**Requirements:** Pictures excluded, return the lines below from the first through the line holding "reference = [0, 16, 47, 81, 128, 176, 231, 275, 315]".

**Given data:**
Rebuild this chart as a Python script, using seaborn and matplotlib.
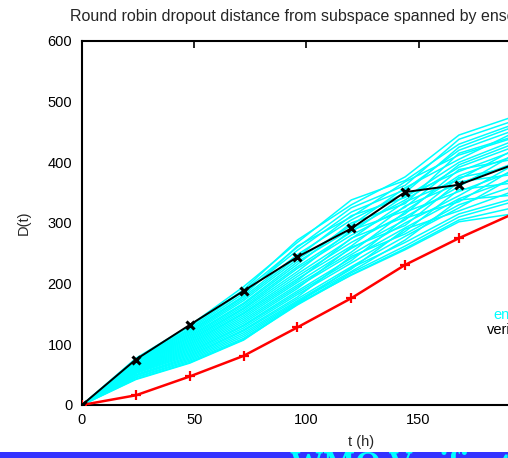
import numpy as np
import pandas as pd
import matplotlib
matplotlib.use("Agg")
import matplotlib.pyplot as plt
from matplotlib.patches import Rectangle
import seaborn as sns

# lead times (hours)
hours = [0, 24, 48, 72, 96, 120, 144, 168, 192]

# verification dropout distance
verification = [0, 75, 132, 188, 244, 291, 351, 363, 396]
# reference (red) curve
reference = [0, 16, 47, 81, 128, 176, 231, 275, 315]

# ensemble members' dropout distances
members = [
    [0, 77, 131, 195, 268, 338, 370, 430, 462],
    [0, 75, 129, 190, 272, 330, 376, 445, 475],
    [0, 74, 126, 188, 260, 325, 362, 438, 468],
    [0, 73, 124, 184, 255, 318, 355, 420, 452],
    [0, 72, 122, 180, 262, 310, 368, 412, 440],
    [0, 71, 120, 178, 248, 305, 350, 425, 458],
    [0, 70, 118, 175, 244, 312, 342, 400, 435],
    [0, 69, 116, 172, 240, 296, 358, 405, 448],
    [0, 68, 114, 168, 236, 290, 338, 392, 425],
    [0, 67, 112, 166, 232, 300, 332, 415, 442],
    [0, 66, 110, 163, 228, 285, 345, 385, 418],
    [0, 65, 108, 160, 225, 280, 326, 396, 430],
    [0, 64, 106, 158, 220, 288, 320, 378, 410],
    [0, 63, 104, 155, 216, 274, 335, 372, 420],
    [0, 62, 102, 152, 212, 268, 315, 388, 405],
    [0, 61, 100, 150, 208, 262, 328, 365, 398],
    [0, 60, 98, 147, 205, 275, 310, 360, 412],
    [0, 59, 96, 144, 202, 258, 305, 375, 392],
    [0, 58, 94, 141, 198, 252, 318, 352, 385],
    [0, 57, 92, 138, 195, 248, 300, 345, 395],
    [0, 56, 90, 135, 192, 260, 296, 368, 380],
    [0, 55, 88, 132, 188, 242, 292, 340, 372],
    [0, 54, 86, 130, 185, 238, 308, 335, 388],
    [0, 53, 84, 127, 182, 234, 286, 355, 366],
    [0, 52, 82, 124, 178, 245, 282, 330, 360],
    [0, 50, 80, 122, 175, 228, 278, 325, 375],
    [0, 49, 78, 119, 172, 224, 290, 320, 352],
    [0, 48, 76, 116, 170, 220, 272, 338, 346],
    [0, 46, 74, 113, 168, 226, 268, 315, 340],
    [0, 45, 72, 110, 166, 218, 262, 310, 335],
    [0, 43, 70, 108, 165, 215, 258, 305, 325],
    [0, 42, 69, 107, 167, 214, 256, 302, 315],
]

title = "Round robin dropout distance from subspace spanned by ensemble"
legend_labels = ["ensemble", "verification"]

sns.set_style("white")
plt.rcParams["font.family"] = ["Liberation Sans", "DejaVu Sans"]

W, H = 508, 458
fig = plt.figure(figsize=(W / 100, H / 100), dpi=100)

# axes extend past the right edge of the figure
x0, y0, y1 = 82, 405, 41
xmax = 250
ppu = 2.244
ax = fig.add_axes([x0 / W, (H - y0) / H, xmax * ppu / W, (y0 - y1) / H])

ens = pd.DataFrame(
    [(i, t, d) for i, m in enumerate(members) for t, d in zip(hours, m)],
    columns=["member", "t", "D"],
)
sns.lineplot(data=ens, x="t", y="D", units="member", estimator=None,
             color="#00ffff", lw=1.1, ax=ax, legend=False, zorder=2)

ver = pd.DataFrame({"t": hours, "D": verification})
sns.lineplot(data=ver, x="t", y="D", color="black", lw=1.4, marker="x",
             markersize=6, markeredgewidth=2.2, markeredgecolor="black",
             ax=ax, zorder=4)

ref = pd.DataFrame({"t": hours, "D": reference})
sns.lineplot(data=ref, x="t", y="D", color="#ff0000", lw=1.8, marker="+",
             markersize=7, markeredgewidth=1.6, markeredgecolor="#ff0000",
             ax=ax, zorder=3)

ax.set_xlim(0, xmax)
ax.set_ylim(0, 600)
ax.set_xticks([0, 50, 100, 150, 200, 250])
ax.set_yticks(range(0, 601, 100))
ax.tick_params(direction="in", length=5, width=1.2, top=True, right=True,
               labelsize=10.5, colors="black", pad=6)
ax.tick_params(axis="y", pad=7)
for s in ax.spines.values():
    s.set_linewidth(1.5)
    s.set_color("black")
ax.set_xlabel("t (h)", fontsize=10.5, labelpad=2)
ax.set_ylabel("D(t)", fontsize=10.5, labelpad=12)
ax.xaxis.set_label_coords((361 - x0) / (xmax * ppu), -0.083)

fig.text(70 / W, (H - 21) / H, title, fontsize=11.5, ha="left", va="baseline")

fig.text(493 / W, (H - 319) / H, legend_labels[0], fontsize=10.5,
         color="#00ffff", ha="left", va="baseline")
fig.text(487 / W, (H - 334) / H, legend_labels[1], fontsize=10.5,
         color="black", ha="left", va="baseline")

# slide banner along the bottom edge
band = Rectangle((0, 0), 1, 6 / H, transform=fig.transFigure,
                 facecolor="#3333ff", edgecolor="none", zorder=5)
fig.patches.append(band)
banner = fig.text(290 / W, (H - 474) / H, "WMO Verification", fontsize=24,
                  family=["Liberation Serif"], weight="bold", color="#00ffff",
                  ha="left", va="baseline", zorder=6)
banner.set_clip_path(band)

fig.savefig("out.png", dpi=100)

**Worked answer:**
Rebuild this chart as a Python script, using seaborn and matplotlib.
import numpy as np
import pandas as pd
import matplotlib
matplotlib.use("Agg")
import matplotlib.pyplot as plt
from matplotlib.patches import Rectangle
import seaborn as sns

# lead times (hours)
hours = [0, 24, 48, 72, 96, 120, 144, 168, 192]

# verification dropout distance
verification = [0, 75, 132, 188, 244, 291, 351, 363, 396]
# reference (red) curve
reference = [0, 16, 47, 81, 128, 176, 231, 275, 315]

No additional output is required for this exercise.